_Data segment:_
•••

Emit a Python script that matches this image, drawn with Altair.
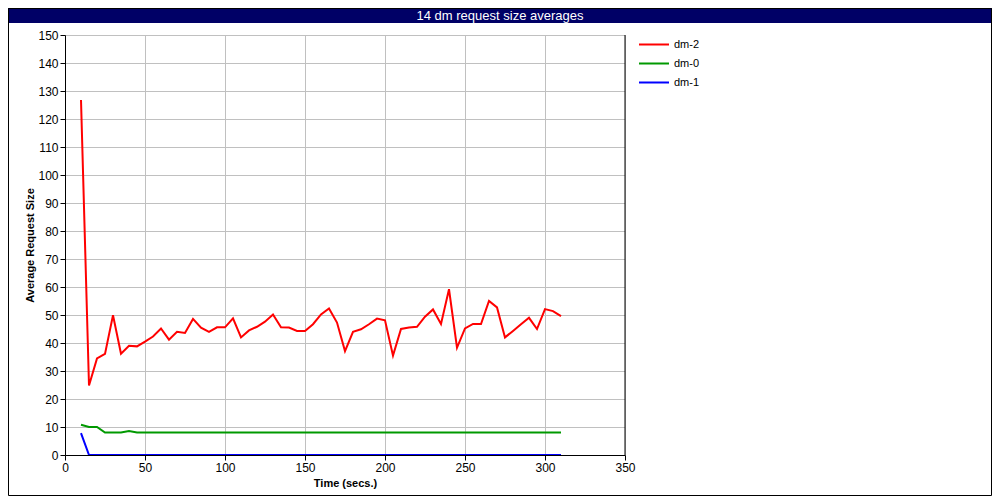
import altair as alt
import pandas as pd

times = [10, 15, 20, 25, 30, 35, 40, 45, 50, 55, 60, 65, 70, 75, 80, 85, 90, 95, 100,
         105, 110, 115, 120, 125, 130, 135, 140, 145, 150, 155, 160, 165, 170, 175, 180,
         185, 190, 195, 200, 205, 210, 215, 220, 225, 230, 235, 240, 245, 250, 255, 260,
         265, 270, 275, 280, 285, 290, 295, 300, 305, 310]

dm2 = [126.8, 24.8, 34.5, 36.1, 49.9, 36.2, 39.0, 38.8, 40.5, 42.3, 45.2, 41.2, 44.0, 43.6,
       48.6, 45.5, 44.0, 45.6, 45.6, 48.8, 42.0, 44.5, 45.8, 47.6, 50.2, 45.6, 45.5, 44.3,
       44.3, 46.7, 50.2, 52.3, 47.3, 37.1, 44.0, 44.9, 46.7, 48.7, 48.1, 35.5, 45.0, 45.5,
       45.8, 49.4, 52.0, 46.8, 59.2, 38.3, 45.2, 46.8, 46.8, 55.0, 52.7, 42.0, 44.3, 46.7,
       49.0, 45.0, 52.1, 51.4, 49.6]

dm0 = [10.8, 10.0, 10.0, 8.0, 8.0, 8.0, 8.6, 8.0, 8.0, 8.0, 8.0, 8.0, 8.0, 8.0, 8.0, 8.0,
       8.0, 8.0, 8.0, 8.0, 8.0, 8.0, 8.0, 8.0, 8.0, 8.0, 8.0, 8.0, 8.0, 8.0, 8.0, 8.0, 8.0,
       8.0, 8.0, 8.0, 8.0, 8.0, 8.0, 8.0, 8.0, 8.0, 8.0, 8.0, 8.0, 8.0, 8.0, 8.0, 8.0, 8.0,
       8.0, 8.0, 8.0, 8.0, 8.0, 8.0, 8.0, 8.0, 8.0, 8.0, 8.0]

dm1 = [7.8, 0.0, 0.0, 0.0, 0.0, 0.0, 0.0, 0.0, 0.0, 0.0, 0.0, 0.0, 0.0, 0.0, 0.0, 0.0,
       0.0, 0.0, 0.0, 0.0, 0.0, 0.0, 0.0, 0.0, 0.0, 0.0, 0.0, 0.0, 0.0, 0.0, 0.0, 0.0, 0.0,
       0.0, 0.0, 0.0, 0.0, 0.0, 0.0, 0.0, 0.0, 0.0, 0.0, 0.0, 0.0, 0.0, 0.0, 0.0, 0.0, 0.0,
       0.0, 0.0, 0.0, 0.0, 0.0, 0.0, 0.0, 0.0, 0.0, 0.0, 0.0]

series_names = ["dm-2", "dm-0", "dm-1"]
series_colors = ["#ff0000", "#009900", "#0000ff"]
x_ticks = [0, 50, 100, 150, 200, 250, 300, 350]
y_ticks = [0, 10, 20, 30, 40, 50, 60, 70, 80, 90, 100, 110, 120, 130, 140, 150]
title_text = "14 dm request size averages"

rows = []
for name, vals in zip(series_names, [dm2, dm0, dm1]):
    for t, v in zip(times, vals):
        rows.append({"time": t, "value": v, "series": name})
df = pd.DataFrame(rows)

W, H = 560, 420
PL, PT = 57, 27
TOTW, TOTH = 984, 488

tick_font = "Liberation Sans Narrow, Liberation Sans, sans-serif"
font = "Liberation Sans, Arial, sans-serif"

lines = alt.Chart(df).mark_line(strokeWidth=2, clip=True).encode(
    x=alt.X("time:Q", scale=alt.Scale(domain=[0, 350], nice=False),
            axis=alt.Axis(values=x_ticks, title="Time (secs.)", grid=True,
                          titlePadding=4, labelFlush=False)),
    y=alt.Y("value:Q", scale=alt.Scale(domain=[0, 150], nice=False),
            axis=alt.Axis(values=y_ticks, title="Average Request Size", grid=True,
                          titlePadding=2, labelFlush=False)),
    color=alt.Color("series:N",
                    scale=alt.Scale(domain=series_names, range=series_colors),
                    legend=alt.Legend(title=None, orient="none", legendX=573, legendY=0,
                                      symbolType="stroke", symbolSize=900,
                                      symbolStrokeWidth=2, clipHeight=19,
                                      labelFont=font, labelFontSize=11,
                                      labelColor="#000000", labelOffset=4,
                                      rowPadding=0, padding=0)),
    order=alt.Order("time:Q"),
)

one = alt.InlineData(values=[{"k": 1}])

right_rule = alt.Chart(one).mark_rule(color="#000000", strokeWidth=1).encode(
    x=alt.value(W), y=alt.value(0), y2=alt.value(H))

banner = alt.Chart(one).mark_rect(color="#000066").encode(
    x=alt.value(-PL), x2=alt.value(TOTW - PL), y=alt.value(-PT), y2=alt.value(-PT + 15))

banner_text = alt.Chart(one).mark_text(color="#ffffff", font=tick_font, fontSize=13,
                                       baseline="middle", align="center").encode(
    x=alt.value(500 - 65), y=alt.value(-PT + 7.5), text=alt.value(title_text))

frame = alt.Chart(one).mark_rect(fill="transparent", stroke="#000000", strokeWidth=1).encode(
    x=alt.value(-PL + 0.5), x2=alt.value(TOTW - PL - 0.5),
    y=alt.value(-PT + 0.5), y2=alt.value(TOTH - PT - 0.5))

chart = alt.layer(banner, frame, lines, right_rule, banner_text).properties(
    width=W, height=H,
    autosize=alt.AutoSizeParams(type="none"),
    padding={"left": PL, "top": PT, "right": TOTW - PL - W, "bottom": TOTH - PT - H},
    background="#ffffff",
).configure_view(stroke=None).configure_axis(
    domainColor="#000000", tickColor="#000000", tickSize=5, labelColor="#000000",
    labelFont=tick_font, labelFontSize=12, labelPadding=2,
    titleFont=font, titleFontSize=11, titleFontWeight="bold", titleColor="#000000",
    gridColor="#c0c0c0", gridWidth=1, domainWidth=1,
)

chart.save("out.html", embed_options={"renderer": "svg", "actions": False})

•••

_Set exercise:_
Return nothing but the lines running from the start of the data to the line with "import pandas as pd", please, both ends included and no pictures.

_Completed exercise:_
Emit a Python script that matches this image, drawn with Altair.
import altair as alt
import pandas as pd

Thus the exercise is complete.